Scudo di Enea

scudo descritto nell'Eneide

Lo scudo di Enea è una delle armi possedute dall'eroe della mitologia greca e romana, protagonista dell'Eneide di Virgilio.

Nel dipinto di Gérard de Lairesse, Venere offre le armi a Enea (XVII secolo; Anversa, Museo Mayer van den Bergh), tra le quali risalta lo scudo finemente decorato.

Storia modifica

Mentre Enea si trova nella città del re arcade Evandro, la madre Venere si reca da Vulcano convincendolo a creare delle armi per il figlio. Enea, che aveva raggiunto Tarconte dietro consiglio di Evandro, viene raggiunto dalla madre, descritta come «splendente tra gli eterei nembi»;[1] quella, dopo averlo abbracciato, consegna al figlio le armi perché possa sfidare in battaglia i Laurenti e Turno. Enea ammira l'elmo, la spada e la corazza, poi gli schinieri e la lancia, fino a soffermarsi sullo scudo. Vulcano gli incide sopra momenti della storia romana cronologicamente posposti alle vicende narrate nell'Eneide, mostrando doti profetiche.

Descrizione modifica

Le immagini incise sullo scudo mostrano, attraverso la tecnica dell'ekphrasis, momenti della storia romana, da Romolo fino al trionfo di Augusto; tale descrizione occupa i versi 626-731 del libro VIII dell'Eneide. Lo scudo riporta la celebre immagine della lupa con i gemelli, il ratto delle Sabine e il supplizio di Mezio Fufezio; seguono la cacciata di Tarquinio il Superbo, lo scontro con Porsenna, rapidi accenni agli episodi di Orazio Coclite dell'eroina Clelia, della Rupe Tarpea e dei Galli disturbati dalle oche del Campidoglio. Le matrone romane assistono al corteo sacro dei sacerdoti Luperci, Salii e Flamini. Segue un importante salto temporale, con la visione del Tartaro con Catilina spaventato dalle Furie e i Campi Elisi con Catone che legifera tra le anime giuste. Al centro, tra una cornice di delfini d'argento che guizzano in un mare dorato, è raffigurata la battaglia navale di Azio, che vede scontrarsi non solo Augusto e Agrippa contro Antonio e Cleopatra, ma anche gli dei greci contro gli dei egizi, con Anubis e il Nilo che accoglie i vinti. Ultima scena è il trionfo finale di Ottaviano Augusto a Roma, che assiste in trono al corteo dei popoli sottomessi e dedica le spoglie dei vinti nei templi.

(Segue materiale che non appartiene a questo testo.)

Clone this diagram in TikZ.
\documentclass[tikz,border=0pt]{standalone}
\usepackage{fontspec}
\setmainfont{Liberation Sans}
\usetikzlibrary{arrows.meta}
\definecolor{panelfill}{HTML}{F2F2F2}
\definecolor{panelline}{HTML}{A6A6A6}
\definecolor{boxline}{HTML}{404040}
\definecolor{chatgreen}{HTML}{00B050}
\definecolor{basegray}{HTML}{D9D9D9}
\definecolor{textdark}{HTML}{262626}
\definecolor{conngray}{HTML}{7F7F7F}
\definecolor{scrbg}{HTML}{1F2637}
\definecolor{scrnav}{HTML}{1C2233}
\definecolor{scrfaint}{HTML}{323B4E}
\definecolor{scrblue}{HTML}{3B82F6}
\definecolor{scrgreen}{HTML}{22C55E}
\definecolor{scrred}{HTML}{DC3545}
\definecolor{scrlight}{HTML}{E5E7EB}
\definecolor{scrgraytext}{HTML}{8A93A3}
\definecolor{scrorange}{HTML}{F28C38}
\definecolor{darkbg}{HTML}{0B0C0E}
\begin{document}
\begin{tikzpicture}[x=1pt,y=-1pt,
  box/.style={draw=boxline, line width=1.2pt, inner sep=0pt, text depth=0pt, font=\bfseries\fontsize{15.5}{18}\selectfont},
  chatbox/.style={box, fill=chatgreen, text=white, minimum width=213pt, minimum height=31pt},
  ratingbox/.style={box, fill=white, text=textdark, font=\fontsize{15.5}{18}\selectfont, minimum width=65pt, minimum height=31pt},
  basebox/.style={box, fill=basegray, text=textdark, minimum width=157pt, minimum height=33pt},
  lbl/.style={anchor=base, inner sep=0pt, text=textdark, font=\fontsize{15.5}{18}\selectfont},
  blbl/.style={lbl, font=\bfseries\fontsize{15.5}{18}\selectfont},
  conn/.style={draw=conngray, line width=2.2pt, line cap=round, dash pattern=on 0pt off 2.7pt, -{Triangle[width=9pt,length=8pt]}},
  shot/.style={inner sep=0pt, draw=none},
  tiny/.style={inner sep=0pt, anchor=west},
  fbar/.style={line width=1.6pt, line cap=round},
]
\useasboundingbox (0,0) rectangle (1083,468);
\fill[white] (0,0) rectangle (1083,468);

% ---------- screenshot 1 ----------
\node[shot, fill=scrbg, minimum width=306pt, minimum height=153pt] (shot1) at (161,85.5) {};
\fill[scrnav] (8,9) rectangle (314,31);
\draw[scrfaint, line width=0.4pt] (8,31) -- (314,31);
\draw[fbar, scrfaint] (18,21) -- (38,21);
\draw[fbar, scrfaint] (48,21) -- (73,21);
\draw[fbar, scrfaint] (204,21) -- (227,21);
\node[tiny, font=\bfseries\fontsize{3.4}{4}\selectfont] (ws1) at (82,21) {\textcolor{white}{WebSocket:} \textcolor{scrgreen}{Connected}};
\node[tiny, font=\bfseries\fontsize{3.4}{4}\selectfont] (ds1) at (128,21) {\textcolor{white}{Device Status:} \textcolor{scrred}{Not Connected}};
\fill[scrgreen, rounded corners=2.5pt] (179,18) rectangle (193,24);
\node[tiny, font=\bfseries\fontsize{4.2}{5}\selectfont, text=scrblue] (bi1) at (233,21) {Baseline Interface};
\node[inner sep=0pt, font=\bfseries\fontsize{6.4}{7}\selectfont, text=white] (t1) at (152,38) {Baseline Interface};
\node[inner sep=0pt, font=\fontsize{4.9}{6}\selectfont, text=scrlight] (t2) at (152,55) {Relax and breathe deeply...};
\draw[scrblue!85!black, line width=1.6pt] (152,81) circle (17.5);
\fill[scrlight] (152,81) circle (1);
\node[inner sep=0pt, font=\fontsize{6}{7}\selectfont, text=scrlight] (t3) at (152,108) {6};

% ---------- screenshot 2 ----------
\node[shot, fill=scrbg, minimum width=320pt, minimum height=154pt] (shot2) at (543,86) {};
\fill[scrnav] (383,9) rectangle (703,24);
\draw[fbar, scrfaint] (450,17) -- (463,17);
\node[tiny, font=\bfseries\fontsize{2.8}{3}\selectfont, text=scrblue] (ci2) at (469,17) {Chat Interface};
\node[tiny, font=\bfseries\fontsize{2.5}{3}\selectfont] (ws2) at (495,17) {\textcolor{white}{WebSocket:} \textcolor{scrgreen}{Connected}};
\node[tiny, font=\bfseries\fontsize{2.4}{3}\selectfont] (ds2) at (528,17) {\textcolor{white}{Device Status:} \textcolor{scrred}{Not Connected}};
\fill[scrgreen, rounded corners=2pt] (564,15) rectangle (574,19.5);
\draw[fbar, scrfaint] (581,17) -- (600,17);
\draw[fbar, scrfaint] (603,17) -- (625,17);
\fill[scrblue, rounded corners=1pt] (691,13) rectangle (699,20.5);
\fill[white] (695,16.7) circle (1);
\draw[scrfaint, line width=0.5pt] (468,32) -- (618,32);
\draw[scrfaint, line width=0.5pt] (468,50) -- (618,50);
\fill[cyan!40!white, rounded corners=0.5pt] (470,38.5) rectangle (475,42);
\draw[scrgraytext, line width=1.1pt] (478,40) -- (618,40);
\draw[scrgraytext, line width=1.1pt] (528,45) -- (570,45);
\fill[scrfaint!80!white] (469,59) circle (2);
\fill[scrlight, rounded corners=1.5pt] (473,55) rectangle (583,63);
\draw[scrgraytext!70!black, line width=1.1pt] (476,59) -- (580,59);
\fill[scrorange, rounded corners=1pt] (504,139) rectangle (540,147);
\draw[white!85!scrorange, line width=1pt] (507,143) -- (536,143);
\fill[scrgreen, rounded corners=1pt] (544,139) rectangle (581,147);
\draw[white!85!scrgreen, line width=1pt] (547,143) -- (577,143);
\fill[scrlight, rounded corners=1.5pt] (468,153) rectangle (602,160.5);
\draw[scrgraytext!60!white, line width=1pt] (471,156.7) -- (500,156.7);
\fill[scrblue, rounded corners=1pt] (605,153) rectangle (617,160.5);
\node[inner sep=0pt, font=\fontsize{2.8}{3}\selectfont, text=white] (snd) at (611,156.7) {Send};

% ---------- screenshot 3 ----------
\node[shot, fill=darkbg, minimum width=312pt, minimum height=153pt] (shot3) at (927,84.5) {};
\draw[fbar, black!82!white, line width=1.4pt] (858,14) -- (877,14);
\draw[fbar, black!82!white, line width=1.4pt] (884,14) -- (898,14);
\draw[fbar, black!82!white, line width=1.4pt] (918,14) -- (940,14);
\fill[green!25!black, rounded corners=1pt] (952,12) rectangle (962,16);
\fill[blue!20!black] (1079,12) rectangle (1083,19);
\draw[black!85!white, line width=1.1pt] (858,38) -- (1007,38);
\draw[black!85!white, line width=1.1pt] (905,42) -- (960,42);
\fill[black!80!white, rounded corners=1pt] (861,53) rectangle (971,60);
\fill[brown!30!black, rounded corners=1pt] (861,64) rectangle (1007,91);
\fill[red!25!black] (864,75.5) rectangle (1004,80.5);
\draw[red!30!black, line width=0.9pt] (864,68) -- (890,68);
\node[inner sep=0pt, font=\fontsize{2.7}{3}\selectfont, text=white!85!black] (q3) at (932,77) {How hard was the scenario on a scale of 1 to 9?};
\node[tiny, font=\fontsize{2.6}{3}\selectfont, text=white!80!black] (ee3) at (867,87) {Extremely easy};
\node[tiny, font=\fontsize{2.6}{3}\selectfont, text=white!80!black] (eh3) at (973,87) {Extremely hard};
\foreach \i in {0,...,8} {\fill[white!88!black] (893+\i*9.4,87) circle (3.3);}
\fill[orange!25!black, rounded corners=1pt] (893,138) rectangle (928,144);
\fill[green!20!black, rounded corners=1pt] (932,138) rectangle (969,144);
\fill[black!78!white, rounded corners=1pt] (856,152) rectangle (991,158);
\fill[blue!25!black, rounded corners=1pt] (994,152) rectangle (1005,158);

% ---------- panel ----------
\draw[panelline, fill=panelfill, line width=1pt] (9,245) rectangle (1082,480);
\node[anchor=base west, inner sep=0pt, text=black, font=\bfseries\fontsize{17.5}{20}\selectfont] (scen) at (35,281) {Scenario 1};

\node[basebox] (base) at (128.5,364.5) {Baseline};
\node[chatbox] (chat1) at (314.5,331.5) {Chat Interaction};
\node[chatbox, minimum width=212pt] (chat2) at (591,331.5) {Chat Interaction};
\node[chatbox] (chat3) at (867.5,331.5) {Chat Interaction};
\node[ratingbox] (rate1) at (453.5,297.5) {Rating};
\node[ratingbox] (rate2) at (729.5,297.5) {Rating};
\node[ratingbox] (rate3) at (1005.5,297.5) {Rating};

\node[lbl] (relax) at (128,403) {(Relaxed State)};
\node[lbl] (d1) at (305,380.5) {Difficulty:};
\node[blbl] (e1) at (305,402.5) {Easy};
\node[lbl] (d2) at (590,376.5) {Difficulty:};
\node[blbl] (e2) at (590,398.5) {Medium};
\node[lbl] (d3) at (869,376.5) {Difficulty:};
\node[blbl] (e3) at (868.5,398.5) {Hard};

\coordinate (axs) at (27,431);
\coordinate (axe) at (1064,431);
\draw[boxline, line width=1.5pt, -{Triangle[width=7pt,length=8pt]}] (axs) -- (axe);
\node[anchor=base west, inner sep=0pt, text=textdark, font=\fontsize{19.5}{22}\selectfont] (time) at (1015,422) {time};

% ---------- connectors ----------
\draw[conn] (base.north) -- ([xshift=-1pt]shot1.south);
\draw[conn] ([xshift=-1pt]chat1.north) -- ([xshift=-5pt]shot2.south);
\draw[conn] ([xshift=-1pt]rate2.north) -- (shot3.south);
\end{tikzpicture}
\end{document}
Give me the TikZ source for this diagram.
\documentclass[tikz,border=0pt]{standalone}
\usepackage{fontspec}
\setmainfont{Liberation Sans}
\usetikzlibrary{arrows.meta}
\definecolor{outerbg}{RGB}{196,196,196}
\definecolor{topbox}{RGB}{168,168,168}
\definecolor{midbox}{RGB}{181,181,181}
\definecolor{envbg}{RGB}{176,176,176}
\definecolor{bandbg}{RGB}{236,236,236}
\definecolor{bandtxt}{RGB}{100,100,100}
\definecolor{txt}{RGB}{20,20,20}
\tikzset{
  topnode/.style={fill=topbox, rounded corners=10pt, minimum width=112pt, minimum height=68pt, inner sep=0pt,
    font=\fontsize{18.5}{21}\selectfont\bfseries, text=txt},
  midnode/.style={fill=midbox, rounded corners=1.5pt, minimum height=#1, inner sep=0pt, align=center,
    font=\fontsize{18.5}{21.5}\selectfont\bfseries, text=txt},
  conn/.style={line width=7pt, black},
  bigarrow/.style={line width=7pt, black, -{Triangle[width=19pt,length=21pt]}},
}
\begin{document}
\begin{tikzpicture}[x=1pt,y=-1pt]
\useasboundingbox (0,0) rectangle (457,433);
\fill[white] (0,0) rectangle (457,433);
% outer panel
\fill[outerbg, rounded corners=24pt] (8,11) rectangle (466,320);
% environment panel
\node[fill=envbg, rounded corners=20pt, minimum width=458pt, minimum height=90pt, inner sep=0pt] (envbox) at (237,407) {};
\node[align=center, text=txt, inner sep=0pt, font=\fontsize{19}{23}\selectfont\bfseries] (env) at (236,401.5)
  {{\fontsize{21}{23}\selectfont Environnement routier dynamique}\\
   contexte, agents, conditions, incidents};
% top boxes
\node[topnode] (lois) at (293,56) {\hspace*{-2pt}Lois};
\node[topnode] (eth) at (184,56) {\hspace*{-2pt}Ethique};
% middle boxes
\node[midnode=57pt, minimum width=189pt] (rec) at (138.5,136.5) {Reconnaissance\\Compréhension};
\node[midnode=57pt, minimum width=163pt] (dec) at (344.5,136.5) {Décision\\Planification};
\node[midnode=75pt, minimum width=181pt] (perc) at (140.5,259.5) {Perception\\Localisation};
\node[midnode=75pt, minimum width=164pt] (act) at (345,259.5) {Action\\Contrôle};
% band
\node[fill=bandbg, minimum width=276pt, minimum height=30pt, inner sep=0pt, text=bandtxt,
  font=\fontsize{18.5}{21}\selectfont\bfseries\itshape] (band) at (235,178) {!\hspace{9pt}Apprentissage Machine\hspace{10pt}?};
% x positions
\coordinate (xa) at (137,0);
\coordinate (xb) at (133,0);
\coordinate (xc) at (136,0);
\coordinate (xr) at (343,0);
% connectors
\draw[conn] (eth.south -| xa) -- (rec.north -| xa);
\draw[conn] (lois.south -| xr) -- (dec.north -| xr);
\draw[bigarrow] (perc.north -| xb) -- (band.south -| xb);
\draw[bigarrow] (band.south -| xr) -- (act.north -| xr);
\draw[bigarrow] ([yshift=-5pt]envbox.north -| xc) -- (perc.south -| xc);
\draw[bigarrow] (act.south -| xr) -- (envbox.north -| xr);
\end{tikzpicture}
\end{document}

Rapporto con Omero modifica

La descrizione dello scudo di Enea è chiaramente mutuata da quella dello Scudo di Achille, contenuta nell'Iliade di Omero; Virgilio si discosta dall'esempio greco per il soggetto di cui si occupa, una visione futura (ovviamente a posteriori) dell'intera storia di Roma, legando i trionfi del contemporaneo imperatore Augusto al mito dell'eroe Enea, di cui è effigiata «tutta la discendenza futura dal sangue di Ascanio».[2]

Note modifica

  1. ^ «Aetherios inter candida nimbos», nella traduzione di Luca Canali.
  2. ^ «Genus omne futurae stirpis ab Ascanio», nella traduzione di Luca Canali.